Trend Trading Futures Is for Days Like These
When you think of futures contracts, what comes to your mind? Is it the 20x leverage, the adrenaline, the margin trading and subsequent margin calls? Rubbish. It’s the hedging.
I talked about futures contracts with a value investor, and he was borderline scolding me for being a reckless gambler. I think that particular value investor has blind spots all over the place so I couldn’t be bothered about his baseless opinion.
Futures contracts were precisely made for days like these. Airlines use futures contracts to reduce exposure to volatile fuel prices (it’s called fuel hedging). Farmers do the same with commodities futures. You don’t bastardize them by day trading those tiny ticks. You’re just growing white hair from doing that! My goodness.

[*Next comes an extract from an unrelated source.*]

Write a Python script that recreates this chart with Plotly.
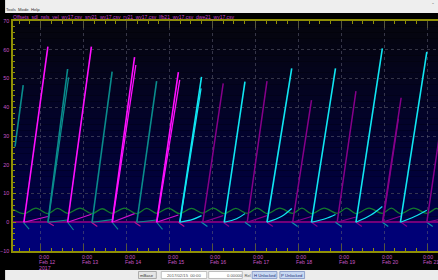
import plotly.graph_objects as go
import pandas as pd

# ---------------- data ----------------
# bright magenta ramps
mag_start = ["2017-02-11 14:37", "2017-02-12 15:04", "2017-02-13 15:56", "2017-02-14 16:48"]
mag_peak_t = ["2017-02-12 04:02", "2017-02-13 04:21", "2017-02-14 04:28", "2017-02-15 04:57"]
mag_peak_v = [61.1, 61.1, 57.4, 52.2]
mag_sh_v = [2.0, 2.8, 3.0, 2.5]
mag_dip_v = [-1.2, -1.5, -1.4, -1.5]
# second (shadow) magenta ramps
mag2_start = ["2017-02-13 16:05", "2017-02-14 16:55"]
mag2_peak_t = ["2017-02-14 05:11", "2017-02-15 05:43"]
mag2_peak_v = [54.7, 49.5]

# dim purple ramps
pur_start = ["2017-02-15 18:35", "2017-02-16 19:26", "2017-02-17 20:51", "2017-02-18 21:42",
             "2017-02-19 22:57", "2017-02-20 23:48"]
pur_peak_t = ["2017-02-16 06:01", "2017-02-17 06:29", "2017-02-18 07:21", "2017-02-19 08:12",
              "2017-02-20 09:27", "2017-02-21 07:00"]
pur_peak_v = [48.3, 49.1, 42.5, 45.6, 43.3, 31.0]
pur_sh_v = [2.3, 2.3, 2.0, 1.8, 2.2, 1.0]
pur_dip_v = [-1.5, -1.5, -1.5, -1.5, -1.5, -1.5]
pur2_start = ["2017-02-19 23:20"]
pur2_peak_t = ["2017-02-20 07:57"]
pur2_peak_v = [36.0]

# dark teal ramps
teal_start = ["2017-02-11 09:39", "2017-02-12 04:02", "2017-02-13 04:44", "2017-02-14 05:44"]
teal_start_v = [26.3, 0.0, 0.0, 0.0]
teal_peak_t = ["2017-02-11 14:14", "2017-02-12 15:04", "2017-02-13 15:56", "2017-02-14 16:48"]
teal_peak_v = [47.7, 53.3, 52.4, 49.1]
teal_sh_v = [0.0, 0.8, 0.9, 0.8]
teal_dip_v = [-2.4, -2.7, -2.5, -2.5]
teal2_start = ["2017-02-12 04:10"]
teal2_peak_t = ["2017-02-12 15:37"]
teal2_peak_v = [50.4]

# bright cyan ramps
cyan_start = ["2017-02-15 05:43", "2017-02-16 06:35", "2017-02-17 06:29", "2017-02-18 07:21",
              "2017-02-19 08:12", "2017-02-20 09:03"]
cyan_peak_t = ["2017-02-15 17:53", "2017-02-16 18:10", "2017-02-17 20:18", "2017-02-18 20:46",
               "2017-02-19 22:57", "2017-02-20 23:48"]
cyan_peak_v = [50.6, 48.9, 53.5, 53.5, 60.5, 59.3]
cyan_sh_mid_t = ["2017-02-15 13:00", "2017-02-16 13:30", "2017-02-17 14:30", "2017-02-18 15:00",
                 "2017-02-19 16:30", "2017-02-20 17:00"]
cyan_sh_mid_v = [1.0, 1.2, 2.0, 1.2, 2.5, 2.0]
cyan_sh_v = [2.3, 3.0, 4.8, 2.7, 5.5, 4.2]
cyan_dip_v = [-1.5, -1.5, -1.5, -1.5, -1.5, -1.5]
cyan2_start = ["2017-02-15 05:50"]
cyan2_peak_t = ["2017-02-15 17:38"]
cyan2_peak_v = [46.6]

# green wave
green_t = ["2017-02-11 08:30", "2017-02-11 14:37", "2017-02-11 21:20", "2017-02-12 04:02",
           "2017-02-12 09:30", "2017-02-12 15:04", "2017-02-12 22:00", "2017-02-13 04:44",
           "2017-02-13 10:20", "2017-02-13 15:56", "2017-02-13 22:50", "2017-02-14 05:44",
           "2017-02-14 11:15", "2017-02-14 16:48", "2017-02-14 23:15", "2017-02-15 05:43",
           "2017-02-15 12:10", "2017-02-15 18:35", "2017-02-16 00:35", "2017-02-16 06:35",
           "2017-02-16 13:00", "2017-02-16 19:26", "2017-02-17 01:00", "2017-02-17 06:29",
           "2017-02-17 13:40", "2017-02-17 20:51", "2017-02-18 02:00", "2017-02-18 07:21",
           "2017-02-18 14:30", "2017-02-18 21:42", "2017-02-19 03:00", "2017-02-19 08:12",
           "2017-02-19 15:30", "2017-02-19 22:57", "2017-02-20 04:00", "2017-02-20 09:03",
           "2017-02-20 16:30", "2017-02-20 23:48", "2017-02-21 05:00", "2017-02-21 06:10"]
green_v = [4.5, 3.0, 4.9, 3.0, 4.8, 3.1, 4.9, 3.0, 4.7, 3.1, 4.9, 3.0, 4.8, 3.1, 4.9, 3.0,
           4.8, 3.2, 4.9, 3.0, 4.8, 3.1, 4.9, 3.0, 4.9, 3.1, 4.9, 3.0, 4.9, 3.1, 4.9, 3.0,
           4.9, 3.1, 4.9, 3.0, 4.9, 3.1, 4.8, 4.6]

# axis labels
day_ticks = ["2017-02-12", "2017-02-13", "2017-02-14", "2017-02-15", "2017-02-16",
             "2017-02-17", "2017-02-18", "2017-02-19", "2017-02-20", "2017-02-21"]
day_labels = ["Feb 12", "Feb 13", "Feb 14", "Feb 15", "Feb 16",
              "Feb 17", "Feb 18", "Feb 19", "Feb 20", "Feb 21"]
time_label = "0:00"
year_label = "2017"
legend_words = ["Offsets", "sdl_rwls_vel_wy17.csv", "srv21_wy17.csv", "ry21_wy17.csv",
                "lfb21_wy17.csv", "dwe21_wy17.csv"]
menu_words = ["Tools", "Mode", "Help"]

X_RANGE = ["2017-02-11 08:32", "2017-02-21 06:03"]
Y_RANGE = [-10, 70]
DIP_HOURS = 3.3

# ---------------- helpers ----------------
def ramps(starts, peaks_t, peaks_v, start_v=None):
    xs, ys = [], []
    for i, (s, t, v) in enumerate(zip(starts, peaks_t, peaks_v)):
        xs += [s, t, None]
        ys += [start_v[i] if start_v else 0.0, v, None]
    return xs, ys

def dips(peaks_t, dip_v):
    xs, ys = [], []
    for t, v in zip(peaks_t, dip_v):
        t2 = (pd.Timestamp(t) + pd.Timedelta(hours=DIP_HOURS)).strftime("%Y-%m-%d %H:%M")
        xs += [t, t2, None]
        ys += [0.0, v, None]
    return xs, ys

def shallow(starts, peaks_t, vals, mid_t=None, mid_v=None):
    xs, ys = [], []
    for i, (s, t, v) in enumerate(zip(starts, peaks_t, vals)):
        if mid_t:
            xs += [s, mid_t[i], t, None]
            ys += [0.0, mid_v[i], v, None]
        else:
            xs += [s, t, None]
            ys += [0.0, v, None]
    return xs, ys

MAG = "#ff10ff"
PUR = "#86008a"
TEAL = "#0a8c8c"
CYAN = "#10e6f2"
GREEN = "#137a2c"

fig = go.Figure()

def add(xy, color, width=1.5, shape="linear", opacity=1.0):
    fig.add_trace(go.Scatter(x=xy[0], y=xy[1], mode="lines", connectgaps=False,
                             line=dict(color=color, width=width, shape=shape),
                             opacity=opacity, hoverinfo="skip", showlegend=False))

# background small traces
add((green_t, green_v), GREEN, 1.3, "spline")
add(dips(mag_peak_t, mag_dip_v), "#c01090", 1.1)
add(dips(pur_peak_t[:-1], pur_dip_v[:-1]), PUR, 1.1)
add(dips(teal_peak_t, teal_dip_v), TEAL, 1.1)
add(dips(cyan_peak_t, cyan_dip_v), "#0a9aa8", 1.1)
add(shallow(mag_start, mag_peak_t, mag_sh_v), "#d010d0", 1.1)
add(shallow(pur_start, pur_peak_t, pur_sh_v), PUR, 1.1)
add(shallow(teal_start[1:], teal_peak_t[1:], teal_sh_v[1:]), TEAL, 1.1)
add(shallow(cyan_start, cyan_peak_t, cyan_sh_v, cyan_sh_mid_t, cyan_sh_mid_v), CYAN, 1.2, "spline")

# big ramps
add(ramps(pur2_start, pur2_peak_t, pur2_peak_v), PUR, 1.2)
add(ramps(pur_start, pur_peak_t, pur_peak_v), PUR, 1.5)
add(ramps(teal2_start, teal2_peak_t, teal2_peak_v), TEAL, 1.3)
add(ramps(teal_start, teal_peak_t, teal_peak_v, teal_start_v), TEAL, 1.6)
add(ramps(mag2_start, mag2_peak_t, mag2_peak_v), MAG, 1.3)
add(ramps(mag_start, mag_peak_t, mag_peak_v), MAG, 1.6)
add(ramps(cyan2_start, cyan2_peak_t, cyan2_peak_v), CYAN, 1.3)
add(ramps(cyan_start, cyan_peak_t, cyan_peak_v), CYAN, 1.6)

# ---------------- layout ----------------
W, H = 438, 280
ML, MR, MT, MB = 8, 0, 21, 29
PW, PH = W - ML - MR, H - MT - MB

def px(x):
    return (x - ML) / PW

def py(y):
    return (H - MB - y) / PH

shapes = []
# plot background gradient (black at top -> navy at zero) and brighter navy below zero
NB = 35
top_c = (5, 5, 12)
bot_c = (0, 0, 72)
for i in range(NB):
    f = (i + 0.5) / NB
    c = tuple(int(round(bot_c[k] + (top_c[k] - bot_c[k]) * f)) for k in range(3))
    shapes.append(dict(type="rect", xref="paper", yref="y", x0=0, x1=1,
                       y0=i * 70 / NB, y1=(i + 1) * 70 / NB, line=dict(width=0),
                       fillcolor="rgb(%d,%d,%d)" % c, layer="below"))
shapes.append(dict(type="rect", xref="paper", yref="y", x0=0, x1=1, y0=-10, y1=0,
                   line=dict(width=0), fillcolor="rgb(0,0,118)", layer="below"))

# menu bar and status bar
shapes.append(dict(type="rect", xref="paper", yref="paper", x0=px(0), x1=px(W), y0=py(13), y1=py(0),
                   line=dict(width=0), fillcolor="#eeeeee", layer="above"))
shapes.append(dict(type="rect", xref="paper", yref="paper", x0=px(0), x1=px(W), y0=py(280), y1=py(270),
                   line=dict(width=0), fillcolor="#ececec", layer="above"))
buttons = [
    (135, 153, "#e6e6e6", "#9a9a9a"),
    (158, 204, "#ffffff", "#b0b0b0"),
    (206, 240, "#ffffff", "#b0b0b0"),
    (250, 275, "#c9d9f2", "#7f93c4"),
    (278, 303, "#c9d9f2", "#7f93c4"),
]
for x0, x1, fc, lc in buttons:
    shapes.append(dict(type="rect", xref="paper", yref="paper", x0=px(x0), x1=px(x1),
                       y0=py(278.5), y1=py(271.5), line=dict(width=0.8, color=lc),
                       fillcolor=fc, layer="above"))

annotations = []
LBL = "#c655c6"
FONT = "Liberation Sans"
for i, (d, lab) in enumerate(zip(day_ticks, day_labels)):
    sh = -4 if i < len(day_ticks) - 1 else -6
    annotations.append(dict(x=d, y=py(256.8), xref="x", yref="paper", text=time_label,
                            showarrow=False, xanchor="left", yanchor="middle", xshift=sh,
                            font=dict(size=5.2, color=LBL, family=FONT)))
    annotations.append(dict(x=d, y=py(262.4), xref="x", yref="paper", text=lab,
                            showarrow=False, xanchor="left", yanchor="middle", xshift=sh,
                            font=dict(size=5.2, color=LBL, family=FONT)))
annotations.append(dict(x=day_ticks[0], y=py(267.8), xref="x", yref="paper", text=year_label,
                        showarrow=False, xanchor="left", yanchor="middle", xshift=-4,
                        font=dict(size=5.2, color=LBL, family=FONT)))

# legend header (one line)
annotations.append(dict(x=px(6), y=py(16.8), xref="paper", yref="paper",
                        text="&nbsp;&nbsp;".join(legend_words),
                        showarrow=False, xanchor="left", yanchor="middle",
                        font=dict(size=5, color="#c846cc", family=FONT)))
# menu
annotations.append(dict(x=px(-1), y=py(9.5), xref="paper", yref="paper",
                        text="&nbsp;&nbsp;".join(menu_words),
                        showarrow=False, xanchor="left", yanchor="middle",
                        font=dict(size=4.2, color="#333333", family=FONT)))
annotations.append(dict(x=px(436), y=py(3), xref="paper", yref="paper", text="-",
                        showarrow=False, xanchor="right", yanchor="middle",
                        font=dict(size=6, color="#555555", family=FONT)))
# status bar texts
status = [(144, "mBase", "#333333"), (181, "2017/02/15  00:00", "#555555"),
          (236.5, "0.00000  Rel", "#555555"), (262.5, "H Unlocked", "#1a2f7a"),
          (290.5, "P Unlocked", "#1a2f7a")]
for xx, w, c in status:
    annotations.append(dict(x=px(xx), y=py(275), xref="paper", yref="paper", text=w,
                            showarrow=False, xanchor="center", yanchor="middle",
                            font=dict(size=4.2, color=c, family=FONT)))

OLIVE = "#8f8f06"
fig.update_layout(
    width=W, height=H,
    margin=dict(l=ML, r=MR, t=MT, b=MB, pad=0),
    paper_bgcolor="black", plot_bgcolor="black",
    showlegend=False,
    shapes=shapes, annotations=annotations,
    xaxis=dict(type="date", range=X_RANGE, showgrid=True, gridcolor="rgba(95,95,115,0.55)",
               griddash="dot", gridwidth=1, tick0="2017-02-12", dtick=86400000,
               showticklabels=False, ticks="inside", ticklen=7, tickcolor="#55553a",
               tickwidth=1, showline=True, linecolor=OLIVE, linewidth=1.5, mirror="ticks",
               minor=dict(dtick=6 * 3600 * 1000, ticks="inside", ticklen=3,
                          tickcolor=OLIVE, showgrid=False),
               zeroline=False),
    yaxis=dict(range=Y_RANGE, dtick=10, tick0=0, showgrid=True,
               gridcolor="rgba(95,95,115,0.55)", griddash="dot", gridwidth=1,
               ticks="inside", ticklen=3, tickcolor=OLIVE, showline=True, linecolor=OLIVE,
               linewidth=1.5, minor=dict(dtick=2, ticks="inside", ticklen=2, tickcolor=OLIVE,
                                         showgrid=False),
               zeroline=True, zerolinecolor="#74007a", zerolinewidth=1.5,
               tickfont=dict(size=5.4, color=LBL, family=FONT), ticklabelstandoff=1),
)

fig.write_html("out.html")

I posted a few days back and proposed to invest with conviction and to understand the companies you’re buying, otherwise to dump them. Know what you buy, and hold with conviction. I sincerely hope that the post helped some of you clean up your portfolios — just on time for the messy drop these past days.
I’m not throwing any careful due diligence out of the window and fire sale my holdings. I’m hanging in there with you guys, but I’m here with another piece of advice: Learn the art of hedging. I hedged with the NQ on Feb 22 and am only down a fraction of a percent today.
The signal to sell short came from my trend trading system which turns out to be pretty darn accurate in spotting major reversals. It’s completely mechanical and takes human emotion out of trading.
Index futures were precisely made for hedging because of their low margin. It would be near impossible to hedge an entire portfolio if you had to come up with an equal amount of cash. That’s why hedging with ETFs (while possible) is highly inefficient.
Once a trend is established, it will remain intact for an extended period of time. If a trend reverses down like on Feb 22, you go short the entire portfolio value. You keep the hedge until the fog clears.
Smaller portfolios, say $20,000 and above, can be hedged with the Micro E-mini Nasdaq-100 (MNQ). They’re one-tenth the size of the NQ.
Here’s another advantage: futures contracts settle in cash daily which means short positions will pile up fresh cash as the trend goes down. This money is now at your disposal and it becomes your unfair advantage. You can use it to buy into the stocks you believe in at near lows as you remove the hedge.